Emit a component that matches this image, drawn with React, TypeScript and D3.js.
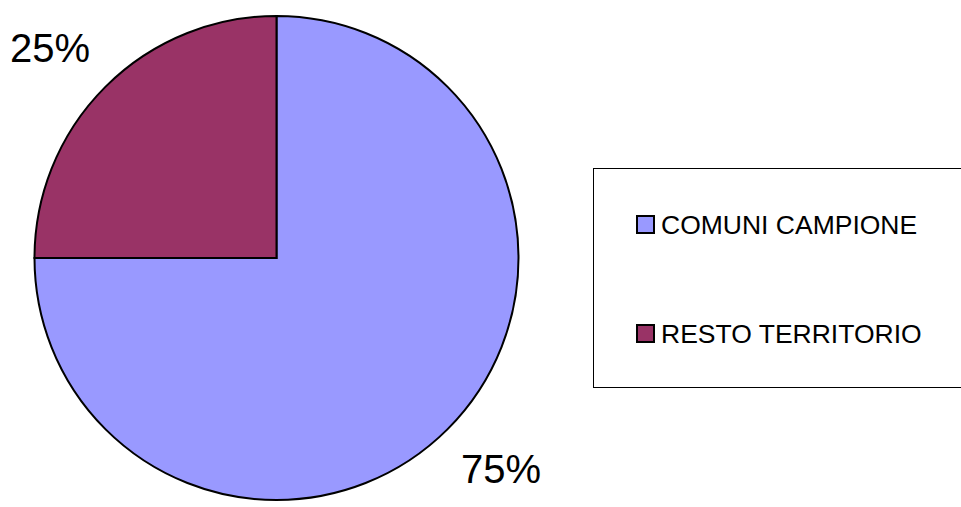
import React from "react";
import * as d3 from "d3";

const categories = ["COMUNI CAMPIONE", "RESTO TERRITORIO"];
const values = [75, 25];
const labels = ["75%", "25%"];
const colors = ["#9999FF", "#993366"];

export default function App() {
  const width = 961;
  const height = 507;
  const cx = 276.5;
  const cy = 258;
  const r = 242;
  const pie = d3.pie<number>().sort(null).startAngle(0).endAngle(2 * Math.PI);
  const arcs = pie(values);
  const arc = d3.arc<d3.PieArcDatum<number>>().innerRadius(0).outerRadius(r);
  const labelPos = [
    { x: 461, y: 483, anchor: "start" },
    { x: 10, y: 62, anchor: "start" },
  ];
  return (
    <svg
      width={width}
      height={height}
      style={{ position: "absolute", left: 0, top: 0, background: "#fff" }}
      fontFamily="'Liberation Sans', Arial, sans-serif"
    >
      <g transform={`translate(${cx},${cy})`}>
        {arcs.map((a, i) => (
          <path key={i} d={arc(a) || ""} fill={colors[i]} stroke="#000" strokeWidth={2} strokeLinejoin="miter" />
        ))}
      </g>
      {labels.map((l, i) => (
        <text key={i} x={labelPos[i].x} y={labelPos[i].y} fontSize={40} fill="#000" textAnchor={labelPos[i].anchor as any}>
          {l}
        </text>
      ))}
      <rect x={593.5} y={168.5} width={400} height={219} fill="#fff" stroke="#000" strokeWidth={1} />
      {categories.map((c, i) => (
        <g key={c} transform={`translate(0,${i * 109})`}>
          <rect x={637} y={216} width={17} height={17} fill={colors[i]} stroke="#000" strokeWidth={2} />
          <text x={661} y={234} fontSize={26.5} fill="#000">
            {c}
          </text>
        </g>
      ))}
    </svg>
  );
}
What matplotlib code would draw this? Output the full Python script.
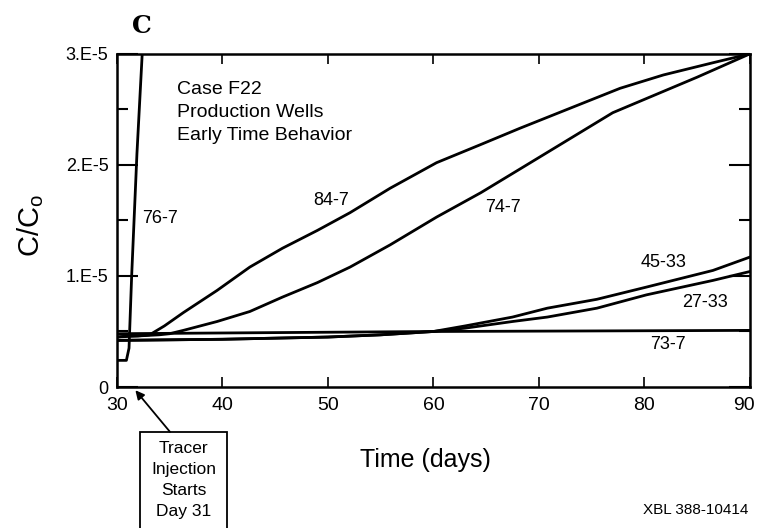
____________
▶ _SHORT TASK_
Reproduce the whole listing word for word, setting aside any pictures.

▶ _COMPLETED TASK_
Emit a component that matches this image, drawn with React, TypeScript and D3.js.
import React from "react";
import * as d3 from "d3";

const categories = ["COMUNI CAMPIONE", "RESTO TERRITORIO"];
const values = [75, 25];
const labels = ["75%", "25%"];
const colors = ["#9999FF", "#993366"];

export default function App() {
  const width = 961;
  const height = 507;
  const cx = 276.5;
  const cy = 258;
  const r = 242;
  const pie = d3.pie<number>().sort(null).startAngle(0).endAngle(2 * Math.PI);
  const arcs = pie(values);
  const arc = d3.arc<d3.PieArcDatum<number>>().innerRadius(0).outerRadius(r);
  const labelPos = [
    { x: 461, y: 483, anchor: "start" },
    { x: 10, y: 62, anchor: "start" },
  ];
  return (
    <svg
      width={width}
      height={height}
      style={{ position: "absolute", left: 0, top: 0, background: "#fff" }}
      fontFamily="'Liberation Sans', Arial, sans-serif"
    >
      <g transform={`translate(${cx},${cy})`}>
        {arcs.map((a, i) => (
          <path key={i} d={arc(a) || ""} fill={colors[i]} stroke="#000" strokeWidth={2} strokeLinejoin="miter" />
        ))}
      </g>
      {labels.map((l, i) => (
        <text key={i} x={labelPos[i].x} y={labelPos[i].y} fontSize={40} fill="#000" textAnchor={labelPos[i].anchor as any}>
          {l}
        </text>
      ))}
      <rect x={593.5} y={168.5} width={400} height={219} fill="#fff" stroke="#000" strokeWidth={1} />
      {categories.map((c, i) => (
        <g key={c} transform={`translate(0,${i * 109})`}>
          <rect x={637} y={216} width={17} height={17} fill={colors[i]} stroke="#000" strokeWidth={2} />
          <text x={661} y={234} fontSize={26.5} fill="#000">
            {c}
          </text>
        </g>
      ))}
    </svg>
  );
}
What matplotlib code would draw this? Output the full Python script.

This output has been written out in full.